Mitigate The Risk Factors Affecting Your Company's Value

February 2009 | KC Small Business Monthly | Tim Skarda       Download PDF      Print

When it's time to sell your business, the true value of your company is ultimately determined by the amount a buyer is willing to pay. As such, when preparing your business for sale, it is important to understand what buyers look for.

When purchasing businesses, buyers look for an income stream that will yield a desirable return for their investment. Earnings are great indicators of the company's future projections, but buyers also take into account the internal and external risks that could affect the company's future performance. Therefore, one simple way to maximize the value of your company is to understand and mitigate as many risks as possible. Following are a few of the most common risks.


Many companies tend to be over-reliant on certain customers, suppliers, product lines or employees. As a result, when one aspect of the business encounters difficulties, the company's bottom line can be significantly affected. The best way to prevent major fluctuations is to diversify and have multiple channels of income and resources to cushion the impact of negative events. Diversification also will help the company's earnings counter against seasonal trends, market cycles and other predictable and unpredictable situations.

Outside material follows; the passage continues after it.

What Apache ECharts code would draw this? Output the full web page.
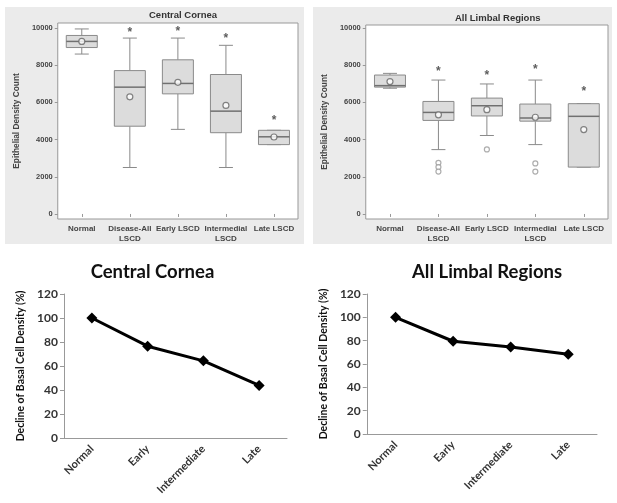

When buyers purchase a company, they are highly concerned with issues of transferability. If the business owner tightly holds the reins to the operation, the company may have little chance of surviving the transition unscarred. Instead, owners should strive to make themselves as replaceable as possible in the years prior to the sale. A stable infrastructure, including a key manager, a well-trained staff, effective operational and accounting systems and documented policies and procedures, will help buyers gain confidence in the company's continued performance after the transaction.


The quality and efficiency of equipment in an asset-intensive company will greatly affect the value of the business. The better the condition of the assets, the less upfront capital buyers will need to invest toward repairs, maintenance or, even worse, replacement of old equipment. Similarly, the value and risk for companies reliant on intellectual property or other proprietary contents will depend upon ownership and licensing rights.


Appearances create the first impressions for any prospective buyer. A clean, well-organized work environment reflects directly upon the company and its management systems. Buyers will unquestionably request a wide array of company documents, such as financial statements, tax returns, customer and vendor contracts and past corporate minutes. By making this information readily available and easily accessible, sellers reveal a company's organization, efficiency and transparency. Any missing documents or questionable records could seriously hurt the transaction.

Ability to finance

When purchasing a business, most buyers will require some form of financial assistance, whether from a bank, a Small Business Administration loan, a private equity fund, family or friends. Since the value of your company is dependent upon the amount buyers will pay, the more financing buyers obtain, the more they can afford.

While buyers may look at recast financial statements, lenders are typically more conservative and rely on tax returns to make their decisions. Therefore, minimize "perks" expensed through the business at least three years prior to the sale to ensure that tax returns reflect the company's true earnings. This will help reassure lenders of the company's performance.

Terms and structure

When it comes to structuring the deal and agreeing on the terms, certain tax and legal implications benefit buyers more than sellers, and vice versa. Buyers may pay more for an asset sale than a stock sale because of the financial and legal benefits. In addition, if the seller is willing to shoulder a portion of the price through seller financing or an earn-out, the buyer may agree to a higher price. However, sellers should be fully aware of the risks associated with these types of structures.

Every company has its own unique set of risks and opportunities associated with its operation. While owners cannot foresee all risks, preplanning for a future exit can help mitigate the predictable ones. Understanding what buyers look for will help you better defend your price expectations.